Prof Alf Nilsen on Indian democracy and his new book

Posted on May 23, 2019

A recently launched book edited by Professor Alf Nilsen of the Department of Sociology in the Faculty of Humanities offers an in-depth look at the forces that shaped democracy in India. As India’s six-week, seven-phase general election – the largest democratic exercise in the world – draws to its close, Prof Nilsen told Xolani Mathibela more about the book, titled Indian Democracy: Origins, Trajectories, Contestations. 

XM: What did you aim to achieve with this publication about India’s democracy?

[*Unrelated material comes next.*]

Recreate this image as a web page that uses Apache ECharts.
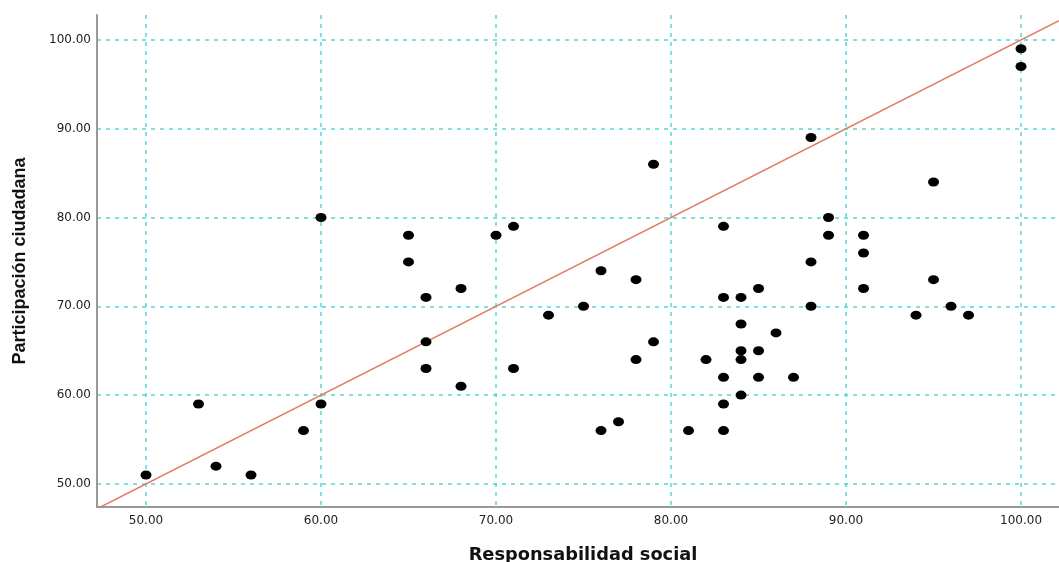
<!DOCTYPE html>
<html>
<head>
<meta charset="utf-8">
<script src="https://cdn.jsdelivr.net/npm/echarts@6/dist/echarts.min.js"></script>
<style>
html,body{margin:0;padding:0;background:#fff;}
#c{width:1059px;height:562px;}
</style>
</head>
<body>
<div id="c"></div>
<script>
var responsabilidad = [50,53,54,56,59,60,60,65,65,66,66,66,68,68,70,71,71,73,75,76,76,77,78,78,79,79,81,82,83,83,83,83,83,84,84,84,84,84,85,85,85,86,87,88,88,88,89,89,91,91,91,94,95,95,96,97,100,100];
var participacion = [51,59,52,51,56,59,80,78,75,71,66,63,72,61,78,79,63,69,70,74,56,57,73,64,86,66,56,64,79,71,62,59,56,71,68,65,64,60,72,65,62,67,62,89,75,70,80,78,78,76,72,69,84,73,70,69,99,97];
var tickValues = [50,60,70,80,90,100];
var xRange = [47.2, 102.17];
var yRange = [47.4, 102.8];
var refLine = [[xRange[0], xRange[0]], [xRange[1], xRange[1]]];

var pts = responsabilidad.map(function(v,i){return [v, participacion[i]];});
var fmt = function(v){return v.toFixed(2);};
var grid = {show:true, lineStyle:{color:'#55d6d6', width:1.5, type:[4,5]}};
var chart = echarts.init(document.getElementById('c'));
chart.setOption({
  animation:false,
  backgroundColor:'#fff',
  grid:{left:97, right:0, top:15, bottom:55, containLabel:false, outerBoundsMode:'none'},
  xAxis:{
    type:'value', min:xRange[0], max:xRange[1],
    name:'Responsabilidad social', nameLocation:'middle', nameGap:39,
    nameTextStyle:{fontFamily:'DejaVu Sans', fontSize:17.8, fontWeight:'bold', color:'#111', padding:[0,0,0,10]},
    axisLine:{show:true, onZero:false, lineStyle:{color:'#999', width:2}},
    axisTick:{show:false, customValues:tickValues},
    axisLabel:{customValues:tickValues, formatter:fmt, fontFamily:'DejaVu Sans', fontSize:12, color:'#222', margin:8},
    splitLine:grid
  },
  yAxis:{
    type:'value', min:yRange[0], max:yRange[1],
    name:'Participación ciudadana', nameLocation:'middle', nameGap:68, nameRotate:90,
    nameTextStyle:{fontFamily:'Liberation Sans', fontSize:18, fontWeight:'bold', color:'#111'},
    axisLine:{show:true, onZero:false, lineStyle:{color:'#999', width:2}},
    axisTick:{show:false, customValues:tickValues},
    axisLabel:{customValues:tickValues, formatter:fmt, fontFamily:'DejaVu Sans', fontSize:12, color:'#222', margin:6},
    splitLine:grid
  },
  series:[
    {type:'line', data:refLine, symbol:'none', lineStyle:{color:'#e07a60', width:1.5}, z:1, silent:true},
    {type:'scatter', data:pts, symbol:'circle', symbolSize:[11,9], itemStyle:{color:'#000', opacity:1}, z:3}
  ]
});
</script>
</body>
</html>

AN: The project was conceived in the context of India’s 70th year of independence, and the idea was to bring together a range of prominent voices from academica, civil society and the Indian public sphere to discuss the state of Indian democracy. The project adopted a fundamentally critical perspective by contrasting the resilience and stability of Indian democracy to its social deficits – evident in the persistence of poverty and the deepening of inequality – and the erosion of its constitutional foundation, which has happened under the regime of Narendra Modi and [his party] the Bharatiya Janata Party (BJP). In doing so, we also explored what democracy might mean and look like in a more progressive and encompassing form than its current avatar.


XM: How many dominant political parties are there in India?

AN: The two major national parties are the BJP and the Indian National Congress. There are also several large political parties that are predominantly regional – precisely because of the enormous size of the country – such as the Samajwadi Party and the Bahujan Samaj Party in North India, the All India Trinamool Congress in Bengal and the All India Anna Dravida Munnetra Kazhagam in South India. The regional parties play very important roles, both in national and state-level electoral politics.


XM: Do India’s recent elections contain any parallels to South Africa’s democracy?

AN: There is much to be gained by thinking about democracy – what it is, what it is not and what it might be – across the two countries. Both South Africa and India are postcolonial countries in which democracy was born from long struggles, with promises of freedom and equality for all. But the extent to which democracy, in both countries, has delivered on those promises is limited: both South Africa and India inherited inequalities, and ascriptive hierarchies distribute life chances in profoundly unjust ways. This predicament is made even more acute by the fact that the growth processes that have recently been taking place in India and South Africa as middle-income BRICS countries further exacerbate these structural inequalities. The big question that both nations confront is how to respond in a progressive way to the fundamental contradiction of the co-existence of democracy and deep injustice.


XM: Is democracy alleviating caste-based inequality in India?

AN: Yes and no. For a long time after independence, Dalits [also known as “untouchables”] and other lower-caste groups were excluded from active and independent participation in India’s electoral democracy. Their votes were controlled by upper-caste groups who were often also the dominant landowning classes in India’s vast countryside. This began to change from the late 1970s onwards, as independent lower-caste parties became a force to be reckoned with. This has undoubtedly restored a sense of agency, dignity and power to Dalits and lower-caste groups. Yet the measures that have been implemented to improve the standard of living among these groups – mostly various forms of affirmative action policies – have had a relatively limited impact. Dalits and lower-caste groups are still overrepresented among the 780 million people who live on less than R44 a day in India. Indeed, the persistence of caste-based inequality in India, democracy notwithstanding, is not at all dissimilar to the persistence of racial inequalities in post-apartheid South Africa.